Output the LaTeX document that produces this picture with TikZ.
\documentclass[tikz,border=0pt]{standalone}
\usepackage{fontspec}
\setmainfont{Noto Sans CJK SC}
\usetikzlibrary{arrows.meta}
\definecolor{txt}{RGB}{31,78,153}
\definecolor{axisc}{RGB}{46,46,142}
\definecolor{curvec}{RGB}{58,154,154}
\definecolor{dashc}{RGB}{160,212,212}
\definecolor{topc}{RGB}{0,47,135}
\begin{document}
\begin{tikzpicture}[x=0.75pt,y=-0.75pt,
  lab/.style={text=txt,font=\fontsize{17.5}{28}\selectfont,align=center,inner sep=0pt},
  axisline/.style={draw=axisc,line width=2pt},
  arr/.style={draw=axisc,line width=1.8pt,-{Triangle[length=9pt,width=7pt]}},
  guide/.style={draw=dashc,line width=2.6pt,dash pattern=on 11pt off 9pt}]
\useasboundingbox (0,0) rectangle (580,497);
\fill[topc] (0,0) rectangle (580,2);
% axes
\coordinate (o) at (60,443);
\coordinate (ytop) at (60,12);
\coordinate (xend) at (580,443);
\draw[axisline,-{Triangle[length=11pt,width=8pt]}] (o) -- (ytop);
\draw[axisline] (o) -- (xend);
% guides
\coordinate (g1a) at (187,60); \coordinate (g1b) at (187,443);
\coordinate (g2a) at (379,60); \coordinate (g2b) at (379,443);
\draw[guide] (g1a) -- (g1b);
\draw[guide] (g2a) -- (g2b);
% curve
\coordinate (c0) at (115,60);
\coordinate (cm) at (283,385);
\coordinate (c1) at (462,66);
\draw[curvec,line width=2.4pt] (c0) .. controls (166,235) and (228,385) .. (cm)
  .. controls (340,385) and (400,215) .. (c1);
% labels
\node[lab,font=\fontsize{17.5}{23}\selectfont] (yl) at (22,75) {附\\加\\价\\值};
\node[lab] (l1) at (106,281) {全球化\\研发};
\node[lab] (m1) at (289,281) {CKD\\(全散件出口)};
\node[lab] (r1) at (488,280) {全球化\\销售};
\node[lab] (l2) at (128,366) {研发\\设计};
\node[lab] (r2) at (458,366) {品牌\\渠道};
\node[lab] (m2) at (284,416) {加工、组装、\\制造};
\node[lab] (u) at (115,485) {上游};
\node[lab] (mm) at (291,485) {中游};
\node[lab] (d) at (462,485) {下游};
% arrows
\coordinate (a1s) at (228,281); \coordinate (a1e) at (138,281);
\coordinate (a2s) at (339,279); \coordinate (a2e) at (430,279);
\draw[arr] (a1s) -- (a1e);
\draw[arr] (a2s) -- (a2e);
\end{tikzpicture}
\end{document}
--
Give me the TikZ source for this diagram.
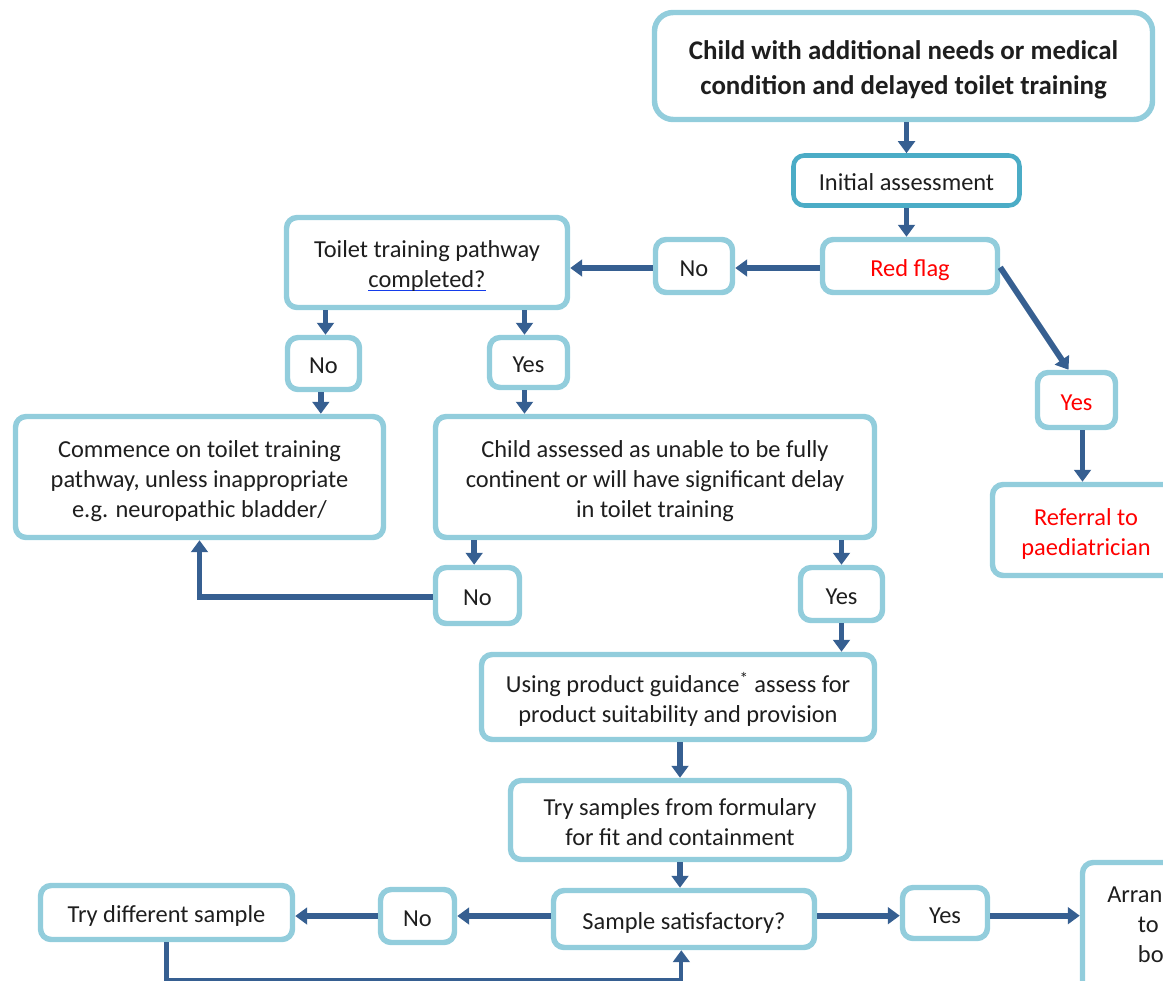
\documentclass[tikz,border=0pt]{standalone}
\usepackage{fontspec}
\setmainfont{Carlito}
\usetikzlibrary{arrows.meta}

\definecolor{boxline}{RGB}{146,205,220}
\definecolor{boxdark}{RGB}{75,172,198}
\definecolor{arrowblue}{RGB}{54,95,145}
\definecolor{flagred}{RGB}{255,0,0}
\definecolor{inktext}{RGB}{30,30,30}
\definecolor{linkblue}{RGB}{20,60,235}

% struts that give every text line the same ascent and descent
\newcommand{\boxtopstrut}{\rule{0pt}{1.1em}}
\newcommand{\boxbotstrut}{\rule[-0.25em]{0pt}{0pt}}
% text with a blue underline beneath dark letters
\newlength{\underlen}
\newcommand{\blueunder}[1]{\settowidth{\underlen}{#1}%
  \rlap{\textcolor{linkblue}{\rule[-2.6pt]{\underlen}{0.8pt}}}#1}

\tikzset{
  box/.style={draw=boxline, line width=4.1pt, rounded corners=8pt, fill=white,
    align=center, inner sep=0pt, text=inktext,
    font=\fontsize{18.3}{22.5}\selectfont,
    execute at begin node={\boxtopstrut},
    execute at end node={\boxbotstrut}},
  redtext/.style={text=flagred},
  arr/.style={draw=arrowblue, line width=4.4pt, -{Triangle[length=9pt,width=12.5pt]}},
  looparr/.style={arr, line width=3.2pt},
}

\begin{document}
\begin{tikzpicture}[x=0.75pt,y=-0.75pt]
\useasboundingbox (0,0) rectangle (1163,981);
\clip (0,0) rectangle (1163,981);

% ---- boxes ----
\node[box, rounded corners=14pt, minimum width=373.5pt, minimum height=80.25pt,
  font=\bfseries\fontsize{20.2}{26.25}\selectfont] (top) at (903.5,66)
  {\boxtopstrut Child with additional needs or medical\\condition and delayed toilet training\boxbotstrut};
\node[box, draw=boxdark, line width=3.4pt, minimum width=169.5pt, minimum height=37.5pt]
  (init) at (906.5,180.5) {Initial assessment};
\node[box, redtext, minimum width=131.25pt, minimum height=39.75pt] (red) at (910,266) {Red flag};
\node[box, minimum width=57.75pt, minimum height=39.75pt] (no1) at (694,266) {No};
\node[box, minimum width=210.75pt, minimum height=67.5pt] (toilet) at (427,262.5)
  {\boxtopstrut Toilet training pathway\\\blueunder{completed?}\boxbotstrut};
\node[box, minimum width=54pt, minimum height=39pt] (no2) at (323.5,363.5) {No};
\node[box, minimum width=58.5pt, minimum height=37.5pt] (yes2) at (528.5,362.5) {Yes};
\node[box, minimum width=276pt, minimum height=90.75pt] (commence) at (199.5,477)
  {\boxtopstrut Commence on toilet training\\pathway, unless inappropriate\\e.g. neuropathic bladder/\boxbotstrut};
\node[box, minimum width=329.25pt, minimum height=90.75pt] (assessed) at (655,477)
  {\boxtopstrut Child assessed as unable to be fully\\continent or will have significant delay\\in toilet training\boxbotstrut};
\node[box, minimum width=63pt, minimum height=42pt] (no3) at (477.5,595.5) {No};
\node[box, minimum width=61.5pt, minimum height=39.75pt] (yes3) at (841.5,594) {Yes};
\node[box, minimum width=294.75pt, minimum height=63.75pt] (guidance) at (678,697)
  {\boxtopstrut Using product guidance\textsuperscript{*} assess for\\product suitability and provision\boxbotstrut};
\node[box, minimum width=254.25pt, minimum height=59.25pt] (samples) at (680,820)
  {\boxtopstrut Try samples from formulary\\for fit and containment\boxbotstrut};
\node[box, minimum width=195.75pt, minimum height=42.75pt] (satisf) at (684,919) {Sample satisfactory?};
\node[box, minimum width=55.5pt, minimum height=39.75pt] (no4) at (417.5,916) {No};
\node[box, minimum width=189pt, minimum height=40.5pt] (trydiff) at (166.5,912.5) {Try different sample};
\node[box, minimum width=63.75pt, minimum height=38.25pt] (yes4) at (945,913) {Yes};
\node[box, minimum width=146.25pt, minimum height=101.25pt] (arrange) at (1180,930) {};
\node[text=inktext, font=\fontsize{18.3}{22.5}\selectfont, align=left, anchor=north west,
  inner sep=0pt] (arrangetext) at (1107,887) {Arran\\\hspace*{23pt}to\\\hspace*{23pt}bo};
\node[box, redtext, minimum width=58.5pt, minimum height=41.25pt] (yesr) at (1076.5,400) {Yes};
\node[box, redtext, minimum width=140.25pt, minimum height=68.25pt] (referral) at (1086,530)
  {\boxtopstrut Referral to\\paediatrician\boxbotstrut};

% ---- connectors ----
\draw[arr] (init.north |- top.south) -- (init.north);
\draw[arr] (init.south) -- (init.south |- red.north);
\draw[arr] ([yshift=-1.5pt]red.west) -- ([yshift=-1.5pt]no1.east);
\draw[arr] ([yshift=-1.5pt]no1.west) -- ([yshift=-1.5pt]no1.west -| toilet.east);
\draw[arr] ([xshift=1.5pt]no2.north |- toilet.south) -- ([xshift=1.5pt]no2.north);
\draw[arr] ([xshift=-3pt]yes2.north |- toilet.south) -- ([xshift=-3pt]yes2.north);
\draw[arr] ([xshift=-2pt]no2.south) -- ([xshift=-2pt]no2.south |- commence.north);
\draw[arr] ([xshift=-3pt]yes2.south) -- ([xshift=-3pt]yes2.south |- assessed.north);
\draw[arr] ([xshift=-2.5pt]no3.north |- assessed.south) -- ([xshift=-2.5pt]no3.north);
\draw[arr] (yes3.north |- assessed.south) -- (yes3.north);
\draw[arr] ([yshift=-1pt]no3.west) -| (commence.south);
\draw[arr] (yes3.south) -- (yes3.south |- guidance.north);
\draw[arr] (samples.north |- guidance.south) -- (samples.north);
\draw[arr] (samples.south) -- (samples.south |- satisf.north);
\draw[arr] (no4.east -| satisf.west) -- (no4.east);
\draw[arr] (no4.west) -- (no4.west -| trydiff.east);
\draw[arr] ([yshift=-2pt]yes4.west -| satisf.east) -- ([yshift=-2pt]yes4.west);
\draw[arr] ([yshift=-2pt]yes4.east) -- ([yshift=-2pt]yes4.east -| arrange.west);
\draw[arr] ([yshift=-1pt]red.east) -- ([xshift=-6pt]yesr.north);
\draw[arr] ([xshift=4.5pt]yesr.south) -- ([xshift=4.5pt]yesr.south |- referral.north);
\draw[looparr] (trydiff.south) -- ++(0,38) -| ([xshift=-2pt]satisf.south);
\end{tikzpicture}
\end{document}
--
* [Task goal]: Only lines with the string "that" belong in your answer; copy each one.

* [Exercise output]:
Output the LaTeX document that produces this picture with TikZ.
% struts that give every text line the same ascent and descent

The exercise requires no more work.